Kannst ja mal mitsniffen und gucken, was sich auf der Leitung tut.

----------

## Josef.95

Hallo Klaus

bei meinem ISP "freenet" muss ich zb als "Benutzername" die komplette Mail Adresse angeben, der eigentliche login-Name reicht nicht aus. Hab da seinerzeit auch ne ganze weile dran rumgwurschtelt, evtl. ist bei dir ähnliches nötig..

MfG

----------

## Klaus Meier

 *Josef.95 wrote:*   

> Hallo Klaus
> 
> bei meinem ISP "freenet" muss ich zb als "Benutzername" die komplette Mail Adresse angeben, der eigentliche login-Name reicht nicht aus. Hab da seinerzeit auch ne ganze weile dran rumgwurschtelt, evtl. ist bei dir ähnliches nötig..
> 
> MfG

 Also die Daten habe ich schon dafür, es klappt mit den ja auch mit Evolution. Bei Yahoo ist es der Benutzername, bei Google die komplette Mail.

----------

## Klaus Meier

 *Necoro wrote:*   

> Unter Extras -> Fehlerkonsole ... steht da irgendetwas sinnvolles?

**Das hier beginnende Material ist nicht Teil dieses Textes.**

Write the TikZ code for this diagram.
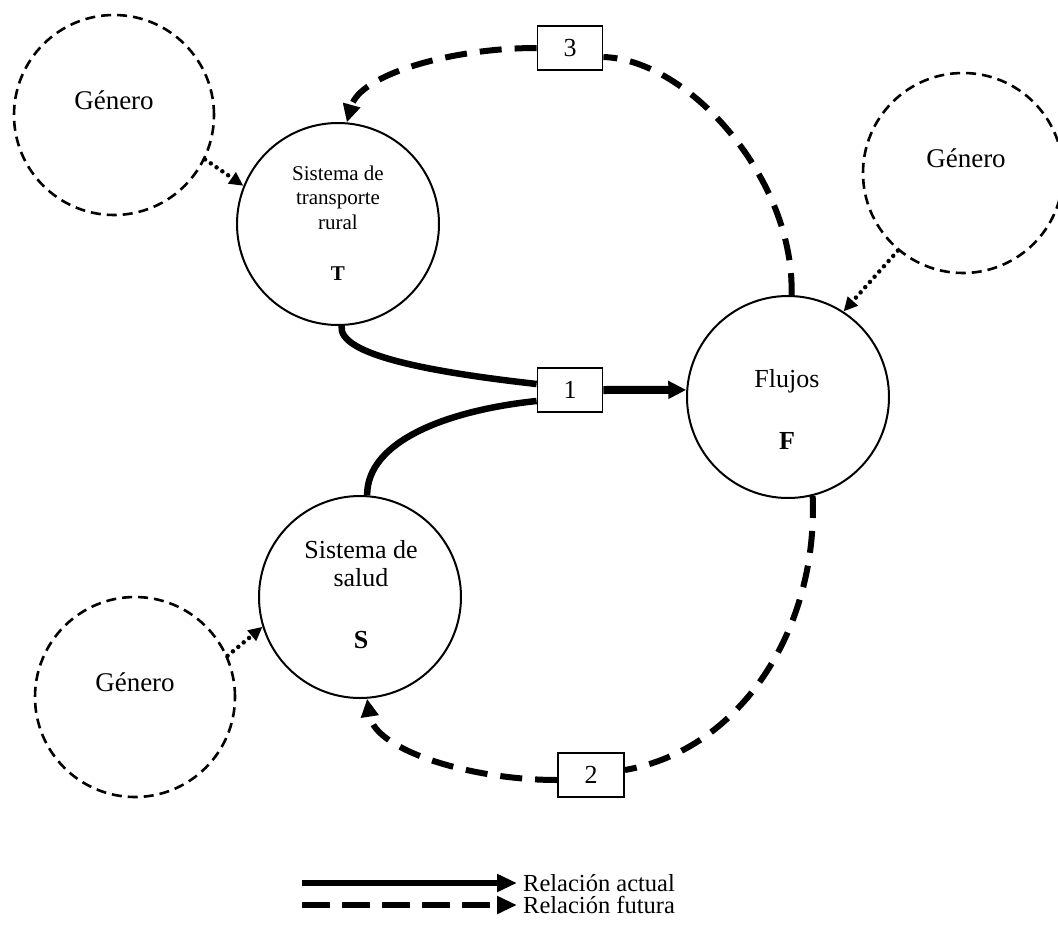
\documentclass[tikz,border=0pt]{standalone}
\usepackage{fontspec}
\setmainfont{Liberation Serif}
\usetikzlibrary{arrows.meta}
\begin{document}
\begin{tikzpicture}[x=1pt,y=-1pt,
  sys/.style={circle, draw, line width=2pt, minimum size=202pt, inner sep=0pt},
  gen/.style={circle, draw, line width=2.6pt, dash pattern=on 10pt off 6pt, minimum size=200pt, inner sep=0pt},
  numbox/.style={draw, fill=white, line width=1.8pt, minimum width=65pt, minimum height=44pt, inner sep=0pt, font=\fontsize{26}{28}\selectfont},
  txt/.style={align=center, inner sep=0pt, font=\fontsize{26}{28}\selectfont},
  gtxt/.style={inner sep=0pt, font=\fontsize{27}{29}\selectfont},
  legtxt/.style={anchor=west, inner sep=0pt, font=\fontsize{24.5}{26}\selectfont},
  actual/.style={line width=6.5pt},
  futura/.style={line width=6pt, dash pattern=on 22pt off 13pt},
  influye/.style={line width=4.5pt, line cap=round, dash pattern=on 0pt off 7pt, -{Triangle[length=14pt,width=13pt]}},
  tipa/.style={-{Triangle[length=18pt,width=17pt]}}
]
\useasboundingbox (0,0) rectangle (1058,926);

% Genero circles
\node[gen] (G1) at (114,115) {};
\node[gtxt] (G1t) at (114,100) {Género};
\node[gen] (G2) at (963,173) {};
\node[gtxt] (G2t) at (966,158) {Género};
\node[gen] (G3) at (135,697) {};
\node[gtxt] (G3t) at (135,682) {Género};

% system circles
\node[sys] (T) at (338,224) {};
\node[txt, font=\fontsize{21}{24.5}\selectfont] (Tt) at (338,223) {Sistema de\\transporte\\rural\\[27pt]\textbf{T}};
\node[sys] (S) at (360,597) {};
\node[txt] (St) at (361,595) {Sistema de\\salud\\[34pt]\textbf{S}};
\node[sys] (F) at (788,397) {};
\node[txt] (Ft) at (787,409) {Flujos\\[34pt]\textbf{F}};

% numbered boxes
\node[numbox] (b3) at (570,48) {3};
\node[numbox] (b1) at (570,390) {1};
\node[numbox, minimum width=66pt] (b2) at (591,775) {2};

% future relations
\draw[futura] (F.88) .. controls (795,180) and (690,60) .. ([yshift=-9pt]b3.east);
\draw[futura, tipa] (b3.west) .. controls (450,48) and (360,75) .. (T.85);
\draw[futura] (F.-76) .. controls (818,630) and (740,750) .. ([yshift=5pt]b2.east);
\draw[futura, tipa] ([yshift=-5pt]b2.west) .. controls (470,780) and (375,750) .. (S.-86);

% actual relations
\draw[actual] (T.-88) .. controls (338,355) and (430,372) .. ([yshift=6pt]b1.west);
\draw[actual] (S.86) .. controls (367,440) and (450,410) .. ([yshift=-11pt]b1.west);
\draw[line width=8pt, tipa] (b1.east) -- (F.176);

% gender influences
\draw[influye] (G1.-26) -- (T.158);
\draw[influye] (G2.-130) -- (F.57);
\draw[influye] (G3.24) -- (S.-163);

% legend
\node[legtxt] (la) at (523,883) {Relación actual};
\node[legtxt] (lf) at (523,905) {Relación futura};
\coordinate (l1) at (302,883);
\coordinate (l2) at (302,905);
\draw[line width=6.5pt, -{Triangle[length=20pt,width=17pt]}] (l1) -- ([xshift=-6pt]la.west);
\draw[line width=6.5pt, dash pattern=on 28pt off 12pt, -{Triangle[length=20pt,width=17pt]}] (l2) -- ([xshift=-6pt]lf.west);
\end{tikzpicture}
\end{document}
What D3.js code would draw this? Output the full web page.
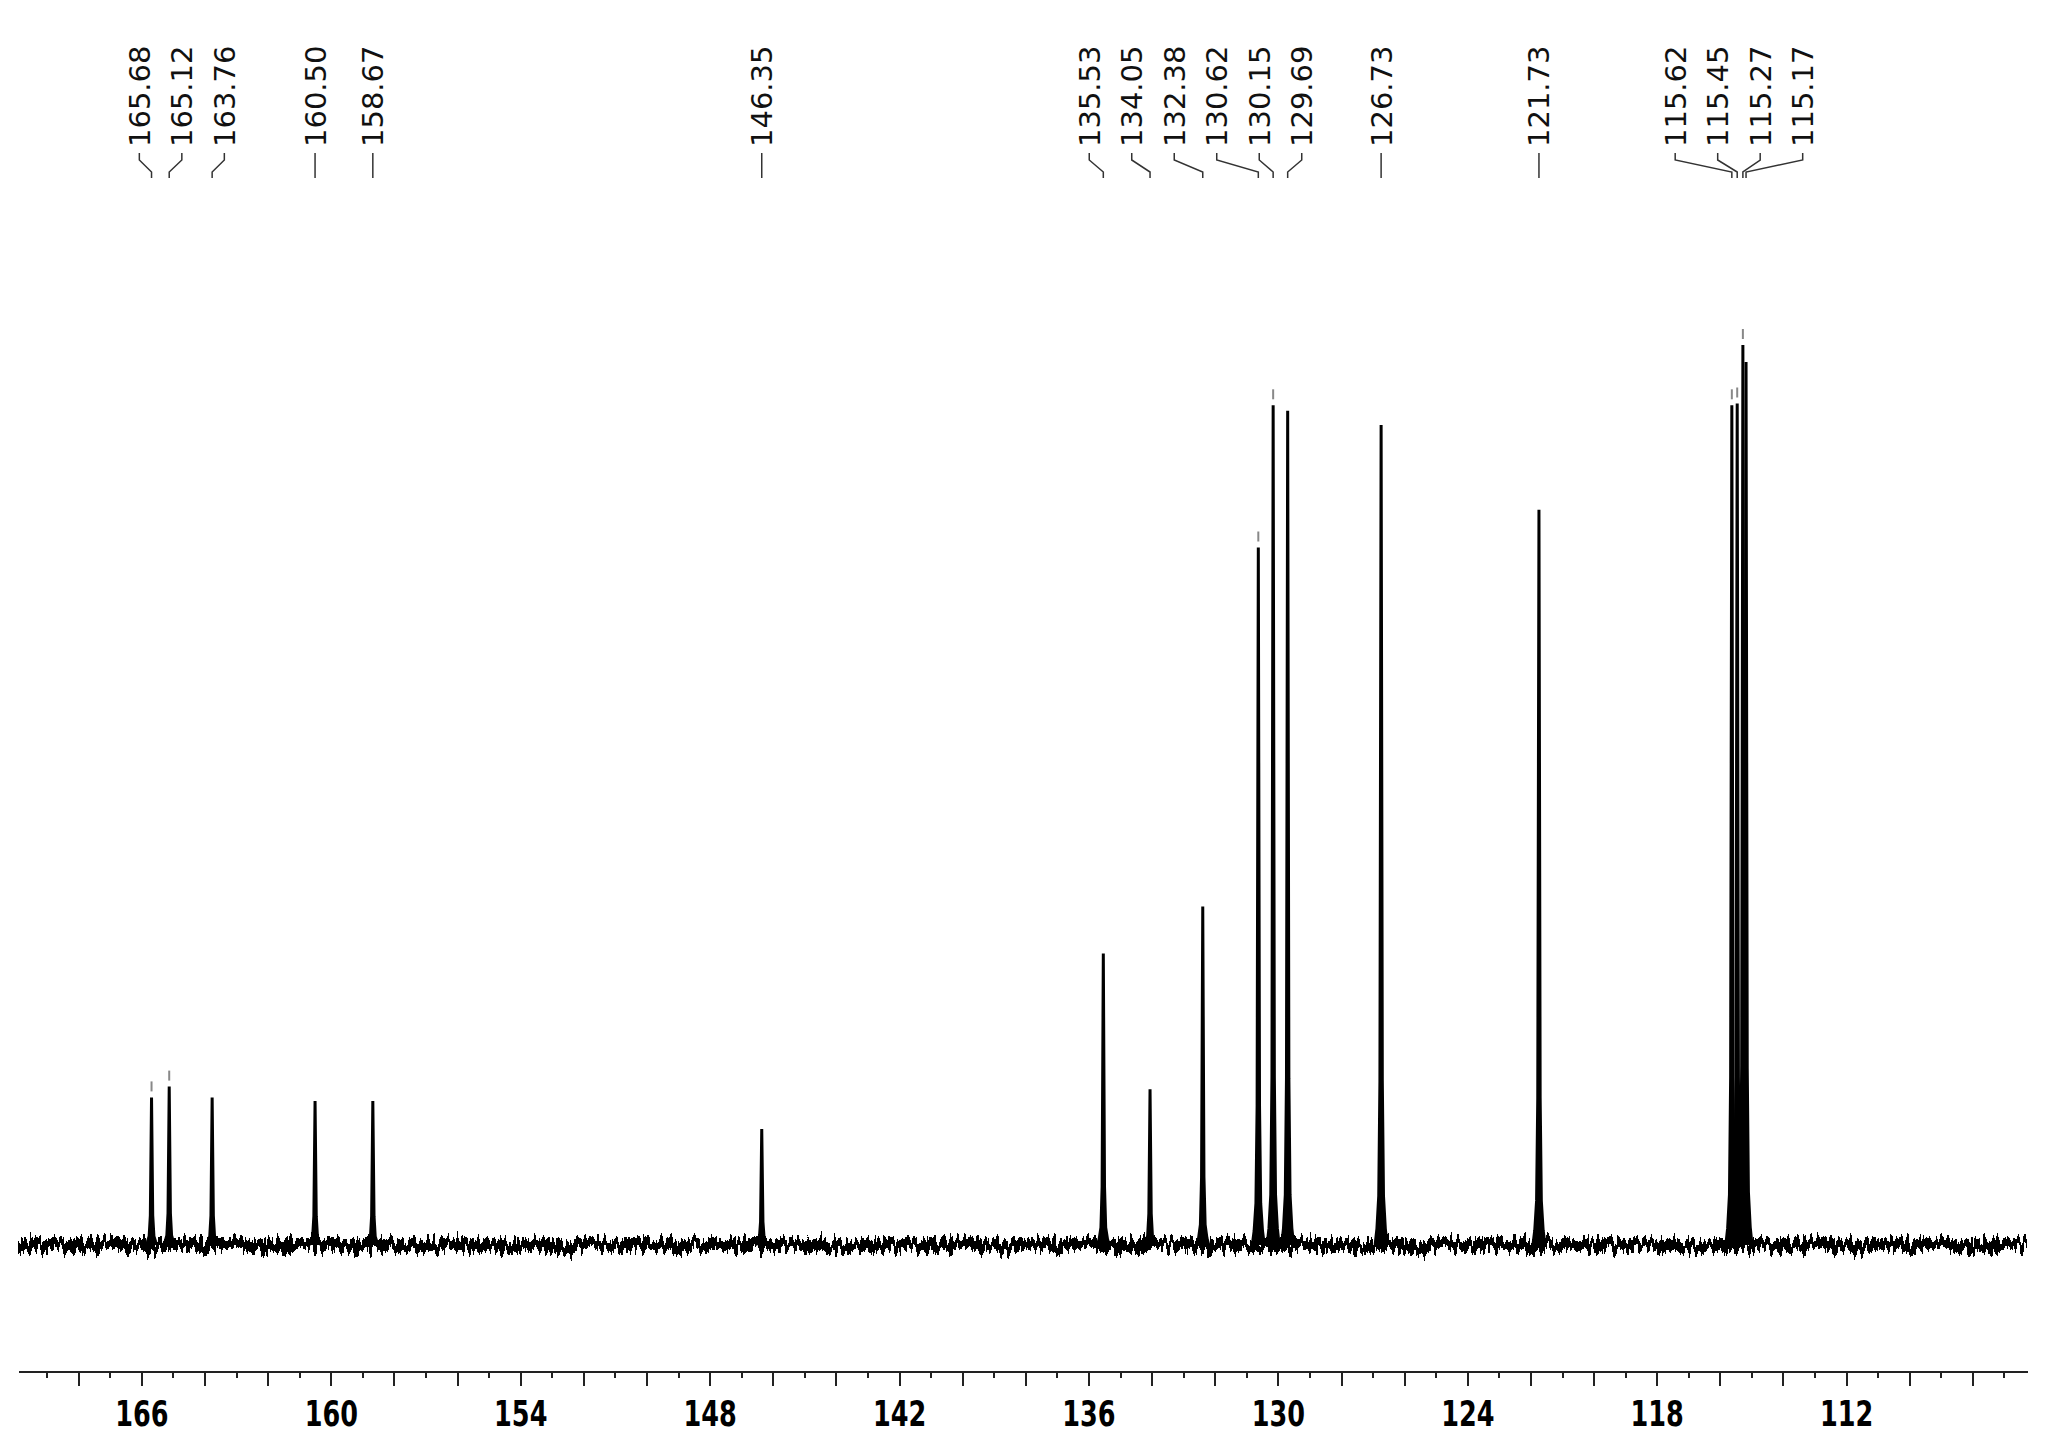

 In der Konsole steht gar nichts und ansonstenkommt nach einiger Zeit "Zeitüberschreitung bei der Verbindung mit dem Server".

So, habs jetzt hinbekommen, ales sehr seltsam. Das Teil will für den Eingangsserver ssl Verschlüsselung und für den Ausgangsserver tls. Obwohl es bei Evolution geht, wenn man gar keine Verschlüsselung verwendet oder ssl für beide.

----------